Dataset records:
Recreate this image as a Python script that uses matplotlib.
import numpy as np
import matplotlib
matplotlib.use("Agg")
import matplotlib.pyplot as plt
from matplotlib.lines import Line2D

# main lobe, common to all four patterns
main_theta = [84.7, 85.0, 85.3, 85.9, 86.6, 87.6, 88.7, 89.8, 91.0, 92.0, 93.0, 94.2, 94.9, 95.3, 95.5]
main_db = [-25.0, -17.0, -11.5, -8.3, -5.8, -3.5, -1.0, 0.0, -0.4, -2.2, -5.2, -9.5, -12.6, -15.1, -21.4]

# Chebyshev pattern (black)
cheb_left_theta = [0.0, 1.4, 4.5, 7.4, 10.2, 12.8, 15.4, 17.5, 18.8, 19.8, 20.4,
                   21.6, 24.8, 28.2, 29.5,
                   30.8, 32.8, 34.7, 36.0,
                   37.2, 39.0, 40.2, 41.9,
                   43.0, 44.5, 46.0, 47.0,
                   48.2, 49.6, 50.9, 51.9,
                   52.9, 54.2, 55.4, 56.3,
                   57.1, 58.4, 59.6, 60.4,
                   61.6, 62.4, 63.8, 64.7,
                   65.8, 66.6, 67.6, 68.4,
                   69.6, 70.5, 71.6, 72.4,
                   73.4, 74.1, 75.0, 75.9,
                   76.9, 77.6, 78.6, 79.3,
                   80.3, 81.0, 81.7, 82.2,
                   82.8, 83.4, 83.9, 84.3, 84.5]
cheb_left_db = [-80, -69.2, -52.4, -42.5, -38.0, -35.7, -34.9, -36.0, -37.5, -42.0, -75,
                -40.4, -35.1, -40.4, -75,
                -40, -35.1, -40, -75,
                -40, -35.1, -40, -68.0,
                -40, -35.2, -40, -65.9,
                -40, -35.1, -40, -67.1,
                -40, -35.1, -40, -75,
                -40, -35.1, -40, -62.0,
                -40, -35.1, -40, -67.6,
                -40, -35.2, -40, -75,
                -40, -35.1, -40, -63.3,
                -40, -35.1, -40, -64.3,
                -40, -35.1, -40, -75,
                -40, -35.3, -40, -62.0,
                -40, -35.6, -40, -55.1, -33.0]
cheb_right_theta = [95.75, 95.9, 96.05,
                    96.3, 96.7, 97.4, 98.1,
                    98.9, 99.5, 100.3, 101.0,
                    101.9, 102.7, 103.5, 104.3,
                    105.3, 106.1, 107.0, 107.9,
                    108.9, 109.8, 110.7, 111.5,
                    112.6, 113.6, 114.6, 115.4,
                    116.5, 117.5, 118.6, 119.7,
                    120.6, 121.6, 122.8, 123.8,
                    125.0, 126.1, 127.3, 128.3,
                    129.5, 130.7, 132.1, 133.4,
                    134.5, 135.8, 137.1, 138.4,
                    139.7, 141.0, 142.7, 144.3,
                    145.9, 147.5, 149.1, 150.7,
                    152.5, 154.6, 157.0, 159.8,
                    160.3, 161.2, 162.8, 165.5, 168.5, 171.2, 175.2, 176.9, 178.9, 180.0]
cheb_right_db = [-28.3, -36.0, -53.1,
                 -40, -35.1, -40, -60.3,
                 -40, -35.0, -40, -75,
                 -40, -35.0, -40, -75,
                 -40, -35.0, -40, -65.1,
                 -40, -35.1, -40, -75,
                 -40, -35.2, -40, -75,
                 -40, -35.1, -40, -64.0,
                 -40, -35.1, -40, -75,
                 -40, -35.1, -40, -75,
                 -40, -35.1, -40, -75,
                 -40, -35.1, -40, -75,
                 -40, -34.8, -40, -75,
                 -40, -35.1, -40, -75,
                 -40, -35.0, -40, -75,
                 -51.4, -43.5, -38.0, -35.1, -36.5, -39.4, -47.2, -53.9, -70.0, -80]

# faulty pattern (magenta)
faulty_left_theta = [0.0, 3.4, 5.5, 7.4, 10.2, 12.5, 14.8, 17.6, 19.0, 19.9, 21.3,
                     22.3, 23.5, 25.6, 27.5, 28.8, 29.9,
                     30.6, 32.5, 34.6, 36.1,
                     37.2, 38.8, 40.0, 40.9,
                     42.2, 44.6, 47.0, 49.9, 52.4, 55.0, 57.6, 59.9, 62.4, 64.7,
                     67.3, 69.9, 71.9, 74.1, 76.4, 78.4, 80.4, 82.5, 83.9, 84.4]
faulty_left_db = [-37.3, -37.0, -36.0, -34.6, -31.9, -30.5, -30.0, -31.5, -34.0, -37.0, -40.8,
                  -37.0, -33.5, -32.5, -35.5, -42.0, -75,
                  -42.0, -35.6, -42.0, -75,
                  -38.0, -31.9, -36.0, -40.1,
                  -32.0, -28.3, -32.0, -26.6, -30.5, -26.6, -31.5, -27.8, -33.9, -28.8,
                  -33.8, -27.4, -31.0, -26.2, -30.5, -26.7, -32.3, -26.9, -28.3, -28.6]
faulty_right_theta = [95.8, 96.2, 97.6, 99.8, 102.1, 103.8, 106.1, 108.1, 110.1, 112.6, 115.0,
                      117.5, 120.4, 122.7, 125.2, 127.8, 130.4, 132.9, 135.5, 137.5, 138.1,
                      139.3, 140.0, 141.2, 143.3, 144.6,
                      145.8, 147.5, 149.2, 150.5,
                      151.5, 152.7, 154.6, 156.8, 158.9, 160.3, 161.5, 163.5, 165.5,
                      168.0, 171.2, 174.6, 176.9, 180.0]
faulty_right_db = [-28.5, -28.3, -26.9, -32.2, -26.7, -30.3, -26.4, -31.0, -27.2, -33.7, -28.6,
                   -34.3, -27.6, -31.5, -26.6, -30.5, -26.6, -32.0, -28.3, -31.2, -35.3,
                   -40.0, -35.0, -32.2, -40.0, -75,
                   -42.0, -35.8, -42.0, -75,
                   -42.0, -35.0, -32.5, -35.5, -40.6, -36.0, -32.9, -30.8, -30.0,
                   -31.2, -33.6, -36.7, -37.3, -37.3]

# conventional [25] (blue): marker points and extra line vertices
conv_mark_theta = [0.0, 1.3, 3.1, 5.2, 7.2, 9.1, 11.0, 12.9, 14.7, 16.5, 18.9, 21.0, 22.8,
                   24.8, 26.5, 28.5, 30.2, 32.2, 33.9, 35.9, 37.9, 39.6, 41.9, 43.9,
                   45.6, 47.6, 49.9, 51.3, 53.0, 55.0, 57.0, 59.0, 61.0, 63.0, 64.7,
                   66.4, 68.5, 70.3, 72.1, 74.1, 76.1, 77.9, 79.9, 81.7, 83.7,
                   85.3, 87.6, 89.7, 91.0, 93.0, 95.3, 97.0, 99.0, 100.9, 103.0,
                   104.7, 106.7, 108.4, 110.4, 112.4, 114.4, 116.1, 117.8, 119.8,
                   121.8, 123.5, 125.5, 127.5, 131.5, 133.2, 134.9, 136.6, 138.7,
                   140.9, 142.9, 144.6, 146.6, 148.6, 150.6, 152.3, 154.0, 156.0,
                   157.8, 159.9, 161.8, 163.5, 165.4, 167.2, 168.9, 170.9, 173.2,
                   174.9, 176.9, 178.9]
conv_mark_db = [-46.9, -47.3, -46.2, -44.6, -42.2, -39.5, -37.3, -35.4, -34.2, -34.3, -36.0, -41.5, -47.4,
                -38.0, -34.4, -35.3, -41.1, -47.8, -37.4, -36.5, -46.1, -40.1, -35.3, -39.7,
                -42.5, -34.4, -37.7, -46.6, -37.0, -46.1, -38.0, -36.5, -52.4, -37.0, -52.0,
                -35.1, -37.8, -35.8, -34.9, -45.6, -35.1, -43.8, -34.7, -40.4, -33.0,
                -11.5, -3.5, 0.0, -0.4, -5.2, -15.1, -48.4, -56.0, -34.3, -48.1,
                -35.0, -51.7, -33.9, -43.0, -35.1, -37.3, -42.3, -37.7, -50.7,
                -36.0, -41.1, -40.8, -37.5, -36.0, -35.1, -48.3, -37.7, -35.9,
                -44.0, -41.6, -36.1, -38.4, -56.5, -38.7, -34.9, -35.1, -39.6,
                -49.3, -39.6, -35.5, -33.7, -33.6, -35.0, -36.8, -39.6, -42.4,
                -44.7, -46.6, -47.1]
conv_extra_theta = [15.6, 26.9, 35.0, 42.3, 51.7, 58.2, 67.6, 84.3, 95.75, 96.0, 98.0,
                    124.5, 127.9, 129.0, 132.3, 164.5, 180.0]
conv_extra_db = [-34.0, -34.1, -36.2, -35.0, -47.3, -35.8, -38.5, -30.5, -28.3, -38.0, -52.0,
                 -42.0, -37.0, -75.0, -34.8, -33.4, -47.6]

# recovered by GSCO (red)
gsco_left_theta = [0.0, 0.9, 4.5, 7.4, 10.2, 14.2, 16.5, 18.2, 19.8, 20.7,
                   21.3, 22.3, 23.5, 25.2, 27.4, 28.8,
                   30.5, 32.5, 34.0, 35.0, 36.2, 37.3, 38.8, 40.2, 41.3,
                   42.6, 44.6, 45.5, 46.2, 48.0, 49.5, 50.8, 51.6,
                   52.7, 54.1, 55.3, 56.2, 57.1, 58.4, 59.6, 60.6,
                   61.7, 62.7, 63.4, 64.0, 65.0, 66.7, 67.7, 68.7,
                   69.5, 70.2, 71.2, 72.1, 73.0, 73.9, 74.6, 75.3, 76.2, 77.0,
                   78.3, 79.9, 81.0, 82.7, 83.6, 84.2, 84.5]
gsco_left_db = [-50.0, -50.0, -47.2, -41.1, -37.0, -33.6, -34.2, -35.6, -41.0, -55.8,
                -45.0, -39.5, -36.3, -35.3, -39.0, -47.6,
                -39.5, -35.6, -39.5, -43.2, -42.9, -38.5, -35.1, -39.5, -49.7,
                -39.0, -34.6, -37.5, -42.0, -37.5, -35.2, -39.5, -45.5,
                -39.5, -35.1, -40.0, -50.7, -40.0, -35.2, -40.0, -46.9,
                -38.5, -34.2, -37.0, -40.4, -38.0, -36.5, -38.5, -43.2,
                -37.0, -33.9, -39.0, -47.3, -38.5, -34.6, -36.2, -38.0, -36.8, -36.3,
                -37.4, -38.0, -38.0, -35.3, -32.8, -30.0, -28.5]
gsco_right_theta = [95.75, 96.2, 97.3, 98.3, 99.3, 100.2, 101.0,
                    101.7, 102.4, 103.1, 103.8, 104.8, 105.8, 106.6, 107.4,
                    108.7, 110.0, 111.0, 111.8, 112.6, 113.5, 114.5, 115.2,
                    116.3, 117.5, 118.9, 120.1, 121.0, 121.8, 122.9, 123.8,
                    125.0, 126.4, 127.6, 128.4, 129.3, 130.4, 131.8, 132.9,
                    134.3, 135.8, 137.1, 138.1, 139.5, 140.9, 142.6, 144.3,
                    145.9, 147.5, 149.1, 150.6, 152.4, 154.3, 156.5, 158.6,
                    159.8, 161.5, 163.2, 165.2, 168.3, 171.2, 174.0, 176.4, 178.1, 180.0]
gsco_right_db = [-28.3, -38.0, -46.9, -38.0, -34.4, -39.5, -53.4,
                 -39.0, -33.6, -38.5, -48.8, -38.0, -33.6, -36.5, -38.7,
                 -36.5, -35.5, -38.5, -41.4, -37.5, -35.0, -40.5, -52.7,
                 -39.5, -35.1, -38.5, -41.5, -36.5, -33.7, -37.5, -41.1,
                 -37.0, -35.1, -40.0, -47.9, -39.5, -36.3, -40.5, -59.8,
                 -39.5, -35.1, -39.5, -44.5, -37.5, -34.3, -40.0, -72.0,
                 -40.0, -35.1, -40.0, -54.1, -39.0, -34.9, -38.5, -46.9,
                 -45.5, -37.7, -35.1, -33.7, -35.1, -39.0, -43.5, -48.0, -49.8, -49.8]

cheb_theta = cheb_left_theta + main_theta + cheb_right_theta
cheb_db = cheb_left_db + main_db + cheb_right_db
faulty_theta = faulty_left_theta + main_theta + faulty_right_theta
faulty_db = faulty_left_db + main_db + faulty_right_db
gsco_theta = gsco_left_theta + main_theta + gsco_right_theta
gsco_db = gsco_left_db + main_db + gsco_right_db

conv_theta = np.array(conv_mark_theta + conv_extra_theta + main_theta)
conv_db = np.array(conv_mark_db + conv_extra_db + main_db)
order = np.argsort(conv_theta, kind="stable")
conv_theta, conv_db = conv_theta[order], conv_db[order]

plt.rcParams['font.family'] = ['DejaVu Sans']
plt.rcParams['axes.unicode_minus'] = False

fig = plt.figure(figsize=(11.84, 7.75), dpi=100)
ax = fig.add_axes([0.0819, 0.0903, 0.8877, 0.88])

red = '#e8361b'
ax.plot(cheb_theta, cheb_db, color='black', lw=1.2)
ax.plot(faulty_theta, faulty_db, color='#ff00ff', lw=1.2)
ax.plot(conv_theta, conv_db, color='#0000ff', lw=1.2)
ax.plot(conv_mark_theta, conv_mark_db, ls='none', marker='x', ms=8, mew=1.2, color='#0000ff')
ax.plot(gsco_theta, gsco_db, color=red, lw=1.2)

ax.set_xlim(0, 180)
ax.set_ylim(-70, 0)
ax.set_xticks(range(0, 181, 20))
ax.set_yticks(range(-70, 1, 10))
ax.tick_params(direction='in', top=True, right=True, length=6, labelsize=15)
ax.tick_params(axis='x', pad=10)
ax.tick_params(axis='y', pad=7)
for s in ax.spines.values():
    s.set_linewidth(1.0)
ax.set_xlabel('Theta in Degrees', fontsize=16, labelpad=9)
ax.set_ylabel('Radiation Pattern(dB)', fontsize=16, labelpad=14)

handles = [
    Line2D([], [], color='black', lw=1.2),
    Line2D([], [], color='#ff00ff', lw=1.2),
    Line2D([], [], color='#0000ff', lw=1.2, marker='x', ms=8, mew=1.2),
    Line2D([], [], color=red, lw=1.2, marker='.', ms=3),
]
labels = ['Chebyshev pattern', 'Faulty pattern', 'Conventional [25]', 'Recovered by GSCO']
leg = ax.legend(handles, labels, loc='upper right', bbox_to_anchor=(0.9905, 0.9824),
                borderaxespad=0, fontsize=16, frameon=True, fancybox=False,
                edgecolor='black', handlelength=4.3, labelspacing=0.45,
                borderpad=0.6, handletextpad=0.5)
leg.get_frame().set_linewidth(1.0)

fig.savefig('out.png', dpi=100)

...

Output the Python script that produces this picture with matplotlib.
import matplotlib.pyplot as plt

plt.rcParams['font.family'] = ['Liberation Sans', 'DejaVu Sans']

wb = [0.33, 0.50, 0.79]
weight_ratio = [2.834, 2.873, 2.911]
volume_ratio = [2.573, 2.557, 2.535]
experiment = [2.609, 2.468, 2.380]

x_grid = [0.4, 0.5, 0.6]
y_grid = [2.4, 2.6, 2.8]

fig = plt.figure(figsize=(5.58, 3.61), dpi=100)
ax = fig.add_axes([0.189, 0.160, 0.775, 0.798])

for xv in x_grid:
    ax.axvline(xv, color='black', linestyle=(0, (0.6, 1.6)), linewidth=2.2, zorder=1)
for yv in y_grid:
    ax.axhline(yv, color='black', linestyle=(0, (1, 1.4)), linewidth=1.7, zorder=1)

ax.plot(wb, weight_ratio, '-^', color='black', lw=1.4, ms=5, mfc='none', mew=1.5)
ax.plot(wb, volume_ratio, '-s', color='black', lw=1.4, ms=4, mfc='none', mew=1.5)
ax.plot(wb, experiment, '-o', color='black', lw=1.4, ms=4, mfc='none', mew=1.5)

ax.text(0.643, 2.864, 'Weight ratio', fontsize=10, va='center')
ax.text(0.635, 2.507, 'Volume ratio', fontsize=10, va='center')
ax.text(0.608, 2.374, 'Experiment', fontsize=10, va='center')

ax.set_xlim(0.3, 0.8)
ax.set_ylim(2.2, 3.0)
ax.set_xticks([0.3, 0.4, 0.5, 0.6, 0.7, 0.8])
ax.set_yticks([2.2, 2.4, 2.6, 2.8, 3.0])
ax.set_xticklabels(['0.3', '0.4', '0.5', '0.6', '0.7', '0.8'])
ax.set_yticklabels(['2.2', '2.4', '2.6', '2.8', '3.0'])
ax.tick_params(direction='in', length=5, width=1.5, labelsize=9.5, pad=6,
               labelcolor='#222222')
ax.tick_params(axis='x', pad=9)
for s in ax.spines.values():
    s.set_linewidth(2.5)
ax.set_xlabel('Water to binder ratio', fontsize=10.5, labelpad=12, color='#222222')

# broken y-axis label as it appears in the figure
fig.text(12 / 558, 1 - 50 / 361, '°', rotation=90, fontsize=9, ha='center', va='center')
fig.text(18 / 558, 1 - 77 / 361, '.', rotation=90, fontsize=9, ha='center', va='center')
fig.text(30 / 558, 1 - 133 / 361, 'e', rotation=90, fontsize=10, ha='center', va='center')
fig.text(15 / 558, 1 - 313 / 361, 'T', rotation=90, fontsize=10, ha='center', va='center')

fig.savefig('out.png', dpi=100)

- **Objective**
Retype the entries above exactly, but only from the line containing "Recreate this image" through the line containing "from matplotlib.lines import Line2D", both included.

- **Result**
Recreate this image as a Python script that uses matplotlib.
import numpy as np
import matplotlib
matplotlib.use("Agg")
import matplotlib.pyplot as plt
from matplotlib.lines import Line2D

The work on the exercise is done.